* _DIRECTIONS FOR THIS TASK_:
Starting at the first line of the listing below, repeat each line exactly until the line containing "const y = d3.scaleLinear().domain(p.yDomain).range([height, 0]);", which you include. Leave out pictures.

start

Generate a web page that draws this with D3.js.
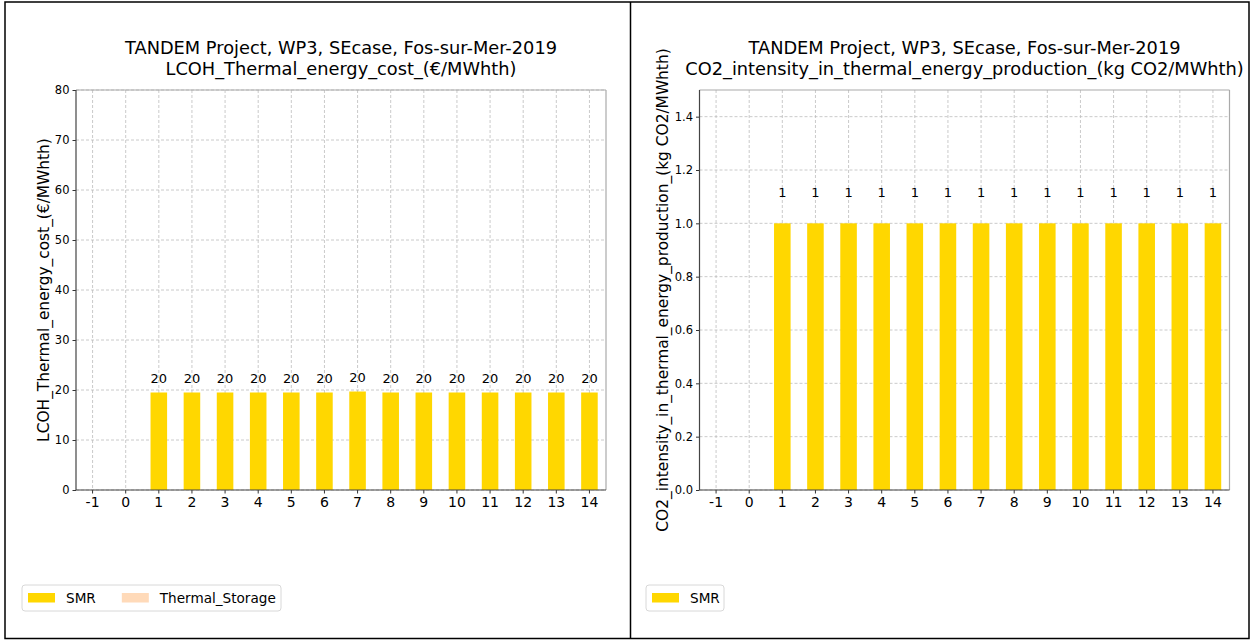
<!DOCTYPE html>
<html>
<head>
<meta charset="utf-8">
<script src="https://cdn.jsdelivr.net/npm/d3@7"></script>
<style>
  body { margin: 0; background: #fff; }
  text { font-family: "DejaVu Sans", sans-serif; fill: #000; }
</style>
</head>
<body>
<div id="chart"></div>
<script>
// data
const years = [-1, 0, 1, 2, 3, 4, 5, 6, 7, 8, 9, 10, 11, 12, 13, 14];
const lcohSMR = [0, 0, 19.5, 19.5, 19.5, 19.5, 19.5, 19.5, 19.7, 19.5, 19.5, 19.5, 19.5, 19.5, 19.5, 19.5];
const lcohStorage = [0, 0, 0, 0, 0, 0, 0, 0, 0, 0, 0, 0, 0, 0, 0, 0];
const co2SMR = [0, 0, 1, 1, 1, 1, 1, 1, 1, 1, 1, 1, 1, 1, 1, 1];
const lcohTicks = [0, 10, 20, 30, 40, 50, 60, 70, 80];
const co2Ticks = [0, 0.2, 0.4, 0.6, 0.8, 1.0, 1.2, 1.4];
const titleLine1 = "TANDEM Project, WP3, SEcase, Fos-sur-Mer-2019";

const colors = {SMR: "#ffd700", Thermal_Storage: "#ffdab9"};

const W = 1251, H = 640;
const svg = d3.select("#chart")
    .append("svg")
    .attr("width", W)
    .attr("height", H);

// outer frame and divider
svg.append("rect")
    .attr("x", 5).attr("y", 2)
    .attr("width", 1244).attr("height", 636.5)
    .attr("fill", "none").attr("stroke", "#000").attr("stroke-width", 1.5);
svg.append("line")
    .attr("x1", 630.5).attr("x2", 630.5).attr("y1", 2).attr("y2", 638.5)
    .attr("stroke", "#000").attr("stroke-width", 1.5);

function drawPanel(p) {
    const width = 530, height = 400;
    const g = svg.append("g").attr("transform", `translate(${p.left},90)`);

    const x = d3.scaleBand()
        .domain(years)
        .range([0, width])
        .paddingInner(0.5)
        .paddingOuter(0.25);
    const y = d3.scaleLinear().domain(p.yDomain).range([height, 0]);

    // grid
    g.append("g").selectAll("line.gy")
        .data(p.yTicks)
        .enter().append("line")
        .attr("x1", 0).attr("x2", width)
        .attr("y1", d => y(d)).attr("y2", d => y(d))
        .attr("stroke", "#bdbdbd").attr("stroke-width", 0.8)
        .attr("stroke-dasharray", "3,2");
    g.append("g").selectAll("line.gx")
        .data(years)
        .enter().append("line")
        .attr("x1", d => x(d) + x.bandwidth() / 2).attr("x2", d => x(d) + x.bandwidth() / 2)
        .attr("y1", 0).attr("y2", height)
        .attr("stroke", "#bdbdbd").attr("stroke-width", 0.8)
        .attr("stroke-dasharray", "3,2");

    // stacked bars
    const rows = years.map((yr, i) => {
        const r = {year: yr};
        p.series.forEach(s => r[s.name] = s.values[i]);
        return r;
    });
    const total = r => p.series.reduce((a, s) => a + r[s.name], 0);
    const stack = d3.stack().keys(p.series.map(s => s.name))(rows);
    g.selectAll("g.layer")
        .data(stack)
        .enter().append("g")
        .attr("fill", d => colors[d.key])
        .selectAll("rect")
        .data(d => d)
        .enter().append("rect")
        .attr("x", d => x(d.data.year))
        .attr("y", d => y(d[1]))
        .attr("width", x.bandwidth())
        .attr("height", d => y(d[0]) - y(d[1]));

    // value labels
    g.selectAll("text.val")
        .data(rows.filter(r => total(r) > 0))
        .enter().append("text")
        .attr("x", d => x(d.year) + x.bandwidth() / 2)
        .attr("y", d => y(total(d)) - p.labelOffset)
        .attr("text-anchor", "middle")
        .style("font-size", "13px")
        .text(d => Math.round(total(d)));

    // axes
    const yAxis = g.append("g")
        .call(d3.axisLeft(y).tickValues(p.yTicks).tickFormat(p.yFormat).tickSize(3.5).tickPadding(3));
    yAxis.selectAll("text").style("font-size", "11.5px").style("font-family", "DejaVu Sans");
    yAxis.selectAll("line").attr("stroke", "#333");
    yAxis.select(".domain").remove();

    const xAxis = g.append("g")
        .attr("transform", `translate(0,${height})`)
        .call(d3.axisBottom(x).tickSize(3.5).tickPadding(3.5));
    xAxis.selectAll("text").style("font-size", "14px").style("font-family", "DejaVu Sans");
    xAxis.selectAll("line").attr("stroke", "#333");
    xAxis.select(".domain").remove();

    // spines
    g.append("line").attr("x1", 0).attr("x2", width).attr("y1", 0).attr("y2", 0)
        .attr("stroke", "#aaa").attr("stroke-width", 1.2);
    g.append("line").attr("x1", width).attr("x2", width).attr("y1", 0).attr("y2", height)
        .attr("stroke", "#aaa").attr("stroke-width", 1.2);
    g.append("line").attr("x1", 0).attr("x2", 0).attr("y1", 0).attr("y2", height)
        .attr("stroke", "#444").attr("stroke-width", 1.2);
    g.append("line").attr("x1", 0).attr("x2", width).attr("y1", height).attr("y2", height)
        .attr("stroke", "#444").attr("stroke-width", 1.2);

    // title
    const cx = width / 2;
    g.append("text").attr("x", cx).attr("y", -36).attr("text-anchor", "middle")
        .style("font-size", "17.8px").text(titleLine1);
    g.append("text").attr("x", cx).attr("y", -15).attr("text-anchor", "middle")
        .style("font-size", "17.8px").text(p.title2);

    // y-axis label
    g.append("text")
        .attr("transform", "rotate(-90)")
        .attr("x", -height / 2)
        .attr("y", p.yLabelPos)
        .attr("text-anchor", "middle")
        .style("font-size", "15.4px")
        .text(p.yLabel);

    // legend
    const lg = svg.append("g").attr("transform", `translate(${p.legend.x},585)`);
    lg.append("rect")
        .attr("width", p.legend.w).attr("height", 26)
        .attr("rx", 3)
        .attr("fill", "#fff").attr("stroke", "#d8d8d8").attr("stroke-width", 1);
    let lx = 6;
    p.series.forEach(s => {
        lg.append("rect").attr("x", lx).attr("y", 8).attr("width", 27).attr("height", 9.5)
            .attr("fill", colors[s.name]);
        const t = lg.append("text").attr("x", lx + 38).attr("y", 18)
            .style("font-size", "13.6px").text(s.name);
        lx += 38 + t.node().getComputedTextLength() + 26;
    });
}

drawPanel({
    left: 76,
    title2: "LCOH_Thermal_energy_cost_(€/MWhth)",
    yLabel: "LCOH_Thermal_energy_cost_(€/MWhth)",
    yLabelPos: -27,
    yDomain: [0, 80],
    yTicks: lcohTicks,
    yFormat: d3.format("d"),
    labelOffset: 10,
    series: [{name: "SMR", values: lcohSMR}, {name: "Thermal_Storage", values: lcohStorage}],
    legend: {x: 22, w: 259}
});

drawPanel({
    left: 699.5,
    title2: "CO2_intensity_in_thermal_energy_production_(kg CO2/MWhth)",
    yLabel: "CO2_intensity_in_thermal_energy_production_(kg CO2/MWhth)",
    yLabelPos: -32,
    yDomain: [0, 1.5],
    yTicks: co2Ticks,
    yFormat: d3.format(".1f"),
    labelOffset: 26,
    series: [{name: "SMR", values: co2SMR}],
    legend: {x: 646, w: 78}
});
</script>
</body>
</html>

end

* _OUTPUT FOR THIS TASK_:
Generate a web page that draws this with D3.js.
<!DOCTYPE html>
<html>
<head>
<meta charset="utf-8">
<script src="https://cdn.jsdelivr.net/npm/d3@7"></script>
<style>
  body { margin: 0; background: #fff; }
  text { font-family: "DejaVu Sans", sans-serif; fill: #000; }
</style>
</head>
<body>
<div id="chart"></div>
<script>
// data
const years = [-1, 0, 1, 2, 3, 4, 5, 6, 7, 8, 9, 10, 11, 12, 13, 14];
const lcohSMR = [0, 0, 19.5, 19.5, 19.5, 19.5, 19.5, 19.5, 19.7, 19.5, 19.5, 19.5, 19.5, 19.5, 19.5, 19.5];
const lcohStorage = [0, 0, 0, 0, 0, 0, 0, 0, 0, 0, 0, 0, 0, 0, 0, 0];
const co2SMR = [0, 0, 1, 1, 1, 1, 1, 1, 1, 1, 1, 1, 1, 1, 1, 1];
const lcohTicks = [0, 10, 20, 30, 40, 50, 60, 70, 80];
const co2Ticks = [0, 0.2, 0.4, 0.6, 0.8, 1.0, 1.2, 1.4];
const titleLine1 = "TANDEM Project, WP3, SEcase, Fos-sur-Mer-2019";

const colors = {SMR: "#ffd700", Thermal_Storage: "#ffdab9"};

const W = 1251, H = 640;
const svg = d3.select("#chart")
    .append("svg")
    .attr("width", W)
    .attr("height", H);

// outer frame and divider
svg.append("rect")
    .attr("x", 5).attr("y", 2)
    .attr("width", 1244).attr("height", 636.5)
    .attr("fill", "none").attr("stroke", "#000").attr("stroke-width", 1.5);
svg.append("line")
    .attr("x1", 630.5).attr("x2", 630.5).attr("y1", 2).attr("y2", 638.5)
    .attr("stroke", "#000").attr("stroke-width", 1.5);

function drawPanel(p) {
    const width = 530, height = 400;
    const g = svg.append("g").attr("transform", `translate(${p.left},90)`);

    const x = d3.scaleBand()
        .domain(years)
        .range([0, width])
        .paddingInner(0.5)
        .paddingOuter(0.25);
    const y = d3.scaleLinear().domain(p.yDomain).range([height, 0]);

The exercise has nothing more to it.